Turkey's AKP seeks to soothe concerns on charter
ANKARA - Hürriyet Daily News
Deputy PM Bekir Bozdağ insists that Turkey’s parliamentary system is faltering.
The ruling Justice and Development Party (AKP) yesterday sought to ease concerns that it would unilaterally push for the introduction of a presidential system, pledging that it would seek consensus on all the issues that Parliament’s constitution-making commission is set to discuss.“We want consensus on the new constitution. If the Commission decides [on a presidential system] that would be OK, if not it would be OK too. According to the agreement we have reached, all issues will be decided by consensus. Those who say that the AKP is floating these ideas in order to force others in the Commission are wrong,” Deputy Prime Minister Bekir Bozdağ, who reignited the debate this week, told reporters.
Bozdağ insisted however that Turkey’s parliamentary system was faltering and that shifting to a presidential system should be seriously discussed in the name of more political stability.
Parliament’s cross-party Constitution Conciliation Commission is scheduled to begin work today on penning down the draft of a new constitution. Basic rights and freedoms will be the first chapter to be discussed.
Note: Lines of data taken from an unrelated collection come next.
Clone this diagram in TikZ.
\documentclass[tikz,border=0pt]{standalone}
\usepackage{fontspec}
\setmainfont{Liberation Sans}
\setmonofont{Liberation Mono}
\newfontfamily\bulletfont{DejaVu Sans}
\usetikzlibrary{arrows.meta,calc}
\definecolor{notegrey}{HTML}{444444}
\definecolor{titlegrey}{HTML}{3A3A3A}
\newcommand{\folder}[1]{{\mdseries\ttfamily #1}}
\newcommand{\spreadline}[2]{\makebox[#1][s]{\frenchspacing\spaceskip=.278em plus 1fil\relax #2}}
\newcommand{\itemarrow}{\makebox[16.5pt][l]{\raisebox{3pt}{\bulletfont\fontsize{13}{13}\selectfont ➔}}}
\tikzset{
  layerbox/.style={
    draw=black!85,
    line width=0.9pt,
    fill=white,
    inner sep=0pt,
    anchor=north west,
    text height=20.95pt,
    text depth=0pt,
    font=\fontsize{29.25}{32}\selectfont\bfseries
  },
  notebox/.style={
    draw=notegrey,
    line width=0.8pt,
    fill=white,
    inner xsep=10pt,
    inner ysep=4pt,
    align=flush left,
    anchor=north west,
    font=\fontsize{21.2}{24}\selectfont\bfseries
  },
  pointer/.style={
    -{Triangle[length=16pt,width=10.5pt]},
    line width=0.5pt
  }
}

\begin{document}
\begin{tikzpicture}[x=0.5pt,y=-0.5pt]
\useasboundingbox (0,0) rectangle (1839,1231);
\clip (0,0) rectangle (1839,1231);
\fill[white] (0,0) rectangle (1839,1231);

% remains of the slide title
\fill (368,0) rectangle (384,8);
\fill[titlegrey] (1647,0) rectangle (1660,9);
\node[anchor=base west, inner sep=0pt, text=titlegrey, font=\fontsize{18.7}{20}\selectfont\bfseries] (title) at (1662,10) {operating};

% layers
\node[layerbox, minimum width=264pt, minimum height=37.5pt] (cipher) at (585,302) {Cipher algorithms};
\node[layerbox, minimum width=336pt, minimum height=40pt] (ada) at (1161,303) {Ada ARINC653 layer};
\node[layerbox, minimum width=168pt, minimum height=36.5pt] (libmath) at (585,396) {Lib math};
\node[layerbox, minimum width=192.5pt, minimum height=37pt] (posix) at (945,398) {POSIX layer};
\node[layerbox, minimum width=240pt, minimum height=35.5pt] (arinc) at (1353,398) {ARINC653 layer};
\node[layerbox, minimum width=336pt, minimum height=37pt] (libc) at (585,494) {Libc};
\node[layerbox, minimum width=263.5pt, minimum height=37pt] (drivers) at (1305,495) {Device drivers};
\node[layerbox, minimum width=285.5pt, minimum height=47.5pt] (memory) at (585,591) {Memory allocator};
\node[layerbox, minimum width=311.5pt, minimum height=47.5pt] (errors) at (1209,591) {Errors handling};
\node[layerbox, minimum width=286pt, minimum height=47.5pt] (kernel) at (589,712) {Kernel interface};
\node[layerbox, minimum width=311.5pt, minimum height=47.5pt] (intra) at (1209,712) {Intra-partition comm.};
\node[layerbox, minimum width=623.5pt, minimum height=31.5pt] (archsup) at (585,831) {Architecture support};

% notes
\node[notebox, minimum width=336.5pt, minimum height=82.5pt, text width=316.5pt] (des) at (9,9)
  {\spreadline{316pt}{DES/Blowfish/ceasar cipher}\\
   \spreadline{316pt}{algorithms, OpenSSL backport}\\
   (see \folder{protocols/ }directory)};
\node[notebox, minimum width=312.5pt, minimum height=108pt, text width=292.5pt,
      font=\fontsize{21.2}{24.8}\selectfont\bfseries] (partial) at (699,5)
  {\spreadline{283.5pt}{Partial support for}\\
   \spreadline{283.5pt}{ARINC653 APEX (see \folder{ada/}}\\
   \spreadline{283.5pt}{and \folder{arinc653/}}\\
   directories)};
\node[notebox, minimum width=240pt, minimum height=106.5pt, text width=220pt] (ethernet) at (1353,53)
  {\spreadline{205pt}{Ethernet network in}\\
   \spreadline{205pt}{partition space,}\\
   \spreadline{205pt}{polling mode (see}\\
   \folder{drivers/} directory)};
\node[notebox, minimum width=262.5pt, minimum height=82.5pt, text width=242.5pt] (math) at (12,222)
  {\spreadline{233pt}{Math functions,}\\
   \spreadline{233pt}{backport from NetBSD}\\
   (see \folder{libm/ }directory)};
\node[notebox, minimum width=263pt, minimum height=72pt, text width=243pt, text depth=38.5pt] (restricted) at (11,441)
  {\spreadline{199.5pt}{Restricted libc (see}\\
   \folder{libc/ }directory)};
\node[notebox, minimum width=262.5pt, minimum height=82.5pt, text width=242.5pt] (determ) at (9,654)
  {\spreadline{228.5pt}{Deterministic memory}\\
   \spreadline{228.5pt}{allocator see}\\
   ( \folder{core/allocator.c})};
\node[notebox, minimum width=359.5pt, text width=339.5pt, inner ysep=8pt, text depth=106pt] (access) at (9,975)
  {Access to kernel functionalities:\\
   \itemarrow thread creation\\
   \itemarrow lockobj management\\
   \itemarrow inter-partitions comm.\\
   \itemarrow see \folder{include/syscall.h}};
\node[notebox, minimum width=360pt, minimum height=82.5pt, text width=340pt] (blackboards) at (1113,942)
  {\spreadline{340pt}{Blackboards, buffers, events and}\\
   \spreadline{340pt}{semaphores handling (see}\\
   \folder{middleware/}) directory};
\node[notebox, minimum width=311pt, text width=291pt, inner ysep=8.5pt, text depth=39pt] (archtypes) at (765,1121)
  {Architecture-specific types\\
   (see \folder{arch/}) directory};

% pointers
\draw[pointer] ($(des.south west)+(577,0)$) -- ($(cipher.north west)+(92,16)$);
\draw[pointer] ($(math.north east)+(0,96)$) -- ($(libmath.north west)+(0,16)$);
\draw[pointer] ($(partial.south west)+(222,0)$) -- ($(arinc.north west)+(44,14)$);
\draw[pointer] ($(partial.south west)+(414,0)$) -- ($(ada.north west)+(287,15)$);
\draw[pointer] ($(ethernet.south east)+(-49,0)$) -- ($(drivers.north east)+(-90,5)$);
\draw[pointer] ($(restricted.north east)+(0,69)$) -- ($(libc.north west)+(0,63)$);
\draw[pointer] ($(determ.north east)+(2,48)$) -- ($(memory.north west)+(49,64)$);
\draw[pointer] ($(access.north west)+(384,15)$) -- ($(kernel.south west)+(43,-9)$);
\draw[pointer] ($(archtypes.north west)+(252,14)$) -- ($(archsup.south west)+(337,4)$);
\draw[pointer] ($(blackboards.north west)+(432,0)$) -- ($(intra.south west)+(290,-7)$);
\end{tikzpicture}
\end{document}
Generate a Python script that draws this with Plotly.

Prime Minister Recep Tayyip Erdoğan also maintained that the presidential system should be debated, but said he did not see such an overhaul as a must. “We need to discuss everything without any worries. Who will make the decision in the end of the day? Our people. Efforts for a new constitution are under way at the moment. A presidential or semi-presidential system will be discussed as part of these efforts. Whether it becomes a part of the new constitution is another question,” he said late Tuesday.
The main opposition Republican People’s party (CHP), however, raised more vocal objections to the idea, arguing that Erdoğan was seeking authoritarian rule. AKP calls for a presidential system reflect Erdoğan’s desire “to get himself a throne and a sultanate,” CHP deputy chairman Erdoğan Toprak said in a written statement. “This would open the door not to democracy, but dictatorship,” he said.